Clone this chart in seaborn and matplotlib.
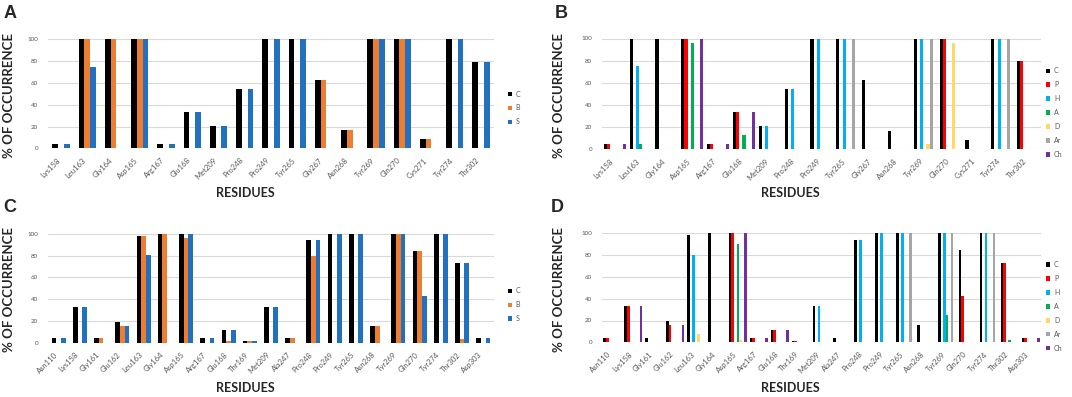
import pandas as pd
import matplotlib
matplotlib.use("Agg")
import matplotlib.pyplot as plt
import seaborn as sns

# residues of each panel
res_ab = ["Lys158", "Leu163", "Gly164", "Asp165", "Arg167", "Glu168", "Met209",
          "Pro248", "Pro249", "Tyr265", "Gly267", "Asn268", "Tyr269", "Gln270",
          "Cys271", "Tyr274", "Thr302"]
res_cd = ["Asn110", "Lys158", "Gly161", "Glu162", "Leu163", "Gly164", "Asp165",
          "Arg167", "Glu168", "Thr169", "Met209", "Ala247", "Pro248", "Pro249",
          "Tyr265", "Asn268", "Tyr269", "Gln270", "Tyr274", "Thr302", "Asp303"]

# panel A (C / B / S)
a_c = [4.2, 100, 100, 100, 4.2, 33.3, 20.8, 54.2, 100, 100, 62.5, 16.7, 100, 100, 8.3, 100, 79.2]
a_b = [0, 100, 100, 100, 0, 0, 0, 0, 0, 0, 62.5, 16.7, 100, 100, 8.3, 0, 0]
a_s = [4.2, 75, 0, 100, 4.2, 33.3, 20.8, 54.2, 100, 100, 0, 0, 100, 100, 0, 100, 79.2]

# panel B (C / P / H / A / D / Ar / Ch)
b_c = [4.2, 100, 100, 100, 4.2, 33.3, 20.8, 54.2, 100, 100, 62.5, 16.7, 100, 100, 8.3, 100, 79.2]
b_p = [4.2, 0, 0, 100, 4.2, 33.3, 0, 0, 0, 0, 0, 0, 0, 100, 0, 0, 79.2]
b_h = [0, 75, 0, 0, 0, 0, 20.8, 54.2, 100, 100, 0, 0, 100, 0, 0, 100, 0]
b_a = [0, 4.2, 0, 95.8, 0, 12.5, 0, 0, 0, 0, 0, 0, 0, 0, 0, 0, 0]
b_d = [0, 0, 0, 0, 0, 0, 0, 0, 0, 0, 0, 0, 4.2, 95.8, 0, 0, 0]
b_ar = [0, 0, 0, 0, 0, 0, 0, 0, 0, 100, 0, 0, 100, 0, 0, 100, 0]
b_ch = [4.2, 0, 0, 100, 4.2, 33.3, 0, 0, 0, 0, 0, 0, 0, 0, 0, 0, 0]

# panel C (C / B / S)
c_c = [4, 33.3, 4, 19.5, 98.5, 100, 100, 4, 11.7, 1.6, 33.3, 4, 94.5, 100, 100, 15.6, 100, 84.6, 100, 73, 4]
c_b = [0, 0, 4, 15.6, 98.5, 100, 96.2, 0, 1.6, 1.6, 0, 4, 80, 0, 0, 15.6, 100, 84.6, 0, 3.8, 0]
c_s = [4, 33.3, 0, 15.6, 80.7, 0, 100, 4, 11.7, 1.6, 33.3, 0, 94.5, 100, 100, 0, 100, 43, 100, 73, 4]

# panel D (C / P / H / A / D / Ar / Ch)
d_c = [4, 33.3, 4, 19.5, 98, 100, 100, 4, 11.7, 1.6, 33.3, 4, 94, 100, 100, 15.6, 100, 84.6, 100, 72.5, 4]
d_p = [4, 33.3, 0, 15.6, 0, 0, 100, 4, 11.7, 1.6, 0, 0, 0, 0, 0, 0, 0, 42.5, 0, 72.5, 4]
d_h = [0, 0, 0, 0, 80, 0, 0, 0, 0, 0, 33.3, 0, 94, 100, 100, 0, 100, 0, 100, 0, 0]
d_a = [0, 0, 0, 0, 0, 0, 90, 0, 0, 0, 0, 0, 0, 0, 0, 0, 25.5, 0, 0, 2, 0]
d_d = [0, 0, 0, 0, 8, 0, 2, 0, 0, 0, 0, 0, 0, 0, 0, 0, 0, 0, 0, 0, 0]
d_ar = [0, 0, 0, 0, 0, 0, 0, 0, 0, 0, 0, 0, 0, 0, 100, 0, 100, 0, 100, 0, 0]
d_ch = [0, 33.3, 0, 15.6, 0, 0, 100, 4, 11.7, 0, 0, 0, 0, 0, 0, 0, 0, 0, 0, 0, 4]

tipos_3 = ["C", "B", "S"]
cores_3 = ["#000000", "#ED7D31", "#2271C1"]
tipos_7 = ["C", "P", "H", "A", "D", "Ar", "Ch"]
cores_7 = ["#000000", "#FF0000", "#00B0F0", "#00B050", "#FFD966", "#A5A5A5", "#7030A0"]

sns.set_style("white")
plt.rcParams["font.family"] = ["Lato", "DejaVu Sans"]

W, H = 1072, 397
fig = plt.figure(figsize=(W / 100, H / 100), dpi=100)


def eixo(x0, y0, x1, y1):
    # rect from pixel coords (top-left origin)
    return fig.add_axes([x0 / W, 1 - y1 / H, (x1 - x0) / W, (y1 - y0) / H])


def painel(ax, residuos, series, tipos, cores, largura, leg_x, leg_y):
    df = pd.DataFrame({"Residue": residuos})
    for t, v in zip(tipos, series):
        df[t] = v
    df = df.melt(id_vars="Residue", var_name="Type", value_name="Pct")
    sns.barplot(data=df, x="Residue", y="Pct", hue="Type", order=residuos,
                hue_order=tipos, palette=cores, width=largura, linewidth=0,
                errorbar=None, saturation=1, ax=ax)
    ax.set_xlim(-0.5, len(residuos) - 0.5)
    ax.set_ylim(0, 100)
    ax.set_yticks(range(0, 101, 20))
    ax.set_xlabel("")
    ax.set_ylabel("")
    ax.yaxis.grid(True, color="#D9D9D9", linewidth=0.8)
    ax.set_axisbelow(True)
    for s in ax.spines.values():
        s.set_visible(False)
    ax.tick_params(axis="y", length=0, pad=7, labelsize=4.5, labelcolor="#595959")
    ax.tick_params(axis="x", length=0, pad=6, labelsize=5.5, labelcolor="#595959")
    plt.setp(ax.get_xticklabels(), rotation=45, ha="right", va="top")
    leg = ax.get_legend()
    handles = leg.legend_handles
    labels = [t.get_text() for t in leg.get_texts()]
    ax.legend(handles, labels, loc="center left", bbox_to_anchor=(leg_x, leg_y),
              frameon=False, fontsize=5, handlelength=0.6, handleheight=0.6,
              handletextpad=0.5, labelspacing=1.0, borderpad=0, borderaxespad=0,
              labelcolor="#595959")


ax_a = eixo(48, 39.3, 494, 148.3)
painel(ax_a, res_ab, [a_c, a_b, a_s], tipos_3, cores_3, 0.66, 1.031, 0.37)

ax_b = eixo(602, 38.5, 1041, 149)
painel(ax_b, res_ab, [b_c, b_p, b_h, b_a, b_d, b_ar, b_ch], tipos_7, cores_7, 0.86, 1.012, 0.33)

ax_c = eixo(48, 234, 494, 342.7)
painel(ax_c, res_cd, [c_c, c_b, c_s], tipos_3, cores_3, 0.66, 1.031, 0.35)

ax_d = eixo(602, 233.3, 1041, 342.3)
painel(ax_d, res_cd, [d_c, d_p, d_h, d_a, d_d, d_ar, d_ch], tipos_7, cores_7, 0.86, 1.012, 0.33)

# letras dos paineis e rotulos dos eixos
for letra, x, y in [("A", 4, 13), ("B", 555, 13), ("C", 3, 207), ("D", 551, 207)]:
    fig.text(x / W, 1 - y / H, letra, fontsize=13, fontweight="bold",
             family="Liberation Sans", ha="left", va="center")

for x, y in [(9.5, 95), (559, 95), (9.5, 290), (559, 290)]:
    fig.text(x / W, 1 - y / H, "% OF OCCURRENCE", rotation=90, fontsize=9.5,
             fontweight="bold", ha="center", va="center")

for x, y in [(245, 193), (790, 193), (245, 388), (790, 388)]:
    fig.text(x / W, 1 - y / H, "RESIDUES", fontsize=9, fontweight="bold",
             ha="center", va="center")

fig.savefig("out.png", dpi=100)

============

• Work to complete
Skip every picture and return the lines above from the top through the one that contains "43, 100, 73, 4]".

• Full response
Clone this chart in seaborn and matplotlib.
import pandas as pd
import matplotlib
matplotlib.use("Agg")
import matplotlib.pyplot as plt
import seaborn as sns

# residues of each panel
res_ab = ["Lys158", "Leu163", "Gly164", "Asp165", "Arg167", "Glu168", "Met209",
          "Pro248", "Pro249", "Tyr265", "Gly267", "Asn268", "Tyr269", "Gln270",
          "Cys271", "Tyr274", "Thr302"]
res_cd = ["Asn110", "Lys158", "Gly161", "Glu162", "Leu163", "Gly164", "Asp165",
          "Arg167", "Glu168", "Thr169", "Met209", "Ala247", "Pro248", "Pro249",
          "Tyr265", "Asn268", "Tyr269", "Gln270", "Tyr274", "Thr302", "Asp303"]

# panel A (C / B / S)
a_c = [4.2, 100, 100, 100, 4.2, 33.3, 20.8, 54.2, 100, 100, 62.5, 16.7, 100, 100, 8.3, 100, 79.2]
a_b = [0, 100, 100, 100, 0, 0, 0, 0, 0, 0, 62.5, 16.7, 100, 100, 8.3, 0, 0]
a_s = [4.2, 75, 0, 100, 4.2, 33.3, 20.8, 54.2, 100, 100, 0, 0, 100, 100, 0, 100, 79.2]

# panel B (C / P / H / A / D / Ar / Ch)
b_c = [4.2, 100, 100, 100, 4.2, 33.3, 20.8, 54.2, 100, 100, 62.5, 16.7, 100, 100, 8.3, 100, 79.2]
b_p = [4.2, 0, 0, 100, 4.2, 33.3, 0, 0, 0, 0, 0, 0, 0, 100, 0, 0, 79.2]
b_h = [0, 75, 0, 0, 0, 0, 20.8, 54.2, 100, 100, 0, 0, 100, 0, 0, 100, 0]
b_a = [0, 4.2, 0, 95.8, 0, 12.5, 0, 0, 0, 0, 0, 0, 0, 0, 0, 0, 0]
b_d = [0, 0, 0, 0, 0, 0, 0, 0, 0, 0, 0, 0, 4.2, 95.8, 0, 0, 0]
b_ar = [0, 0, 0, 0, 0, 0, 0, 0, 0, 100, 0, 0, 100, 0, 0, 100, 0]
b_ch = [4.2, 0, 0, 100, 4.2, 33.3, 0, 0, 0, 0, 0, 0, 0, 0, 0, 0, 0]

# panel C (C / B / S)
c_c = [4, 33.3, 4, 19.5, 98.5, 100, 100, 4, 11.7, 1.6, 33.3, 4, 94.5, 100, 100, 15.6, 100, 84.6, 100, 73, 4]
c_b = [0, 0, 4, 15.6, 98.5, 100, 96.2, 0, 1.6, 1.6, 0, 4, 80, 0, 0, 15.6, 100, 84.6, 0, 3.8, 0]
c_s = [4, 33.3, 0, 15.6, 80.7, 0, 100, 4, 11.7, 1.6, 33.3, 0, 94.5, 100, 100, 0, 100, 43, 100, 73, 4]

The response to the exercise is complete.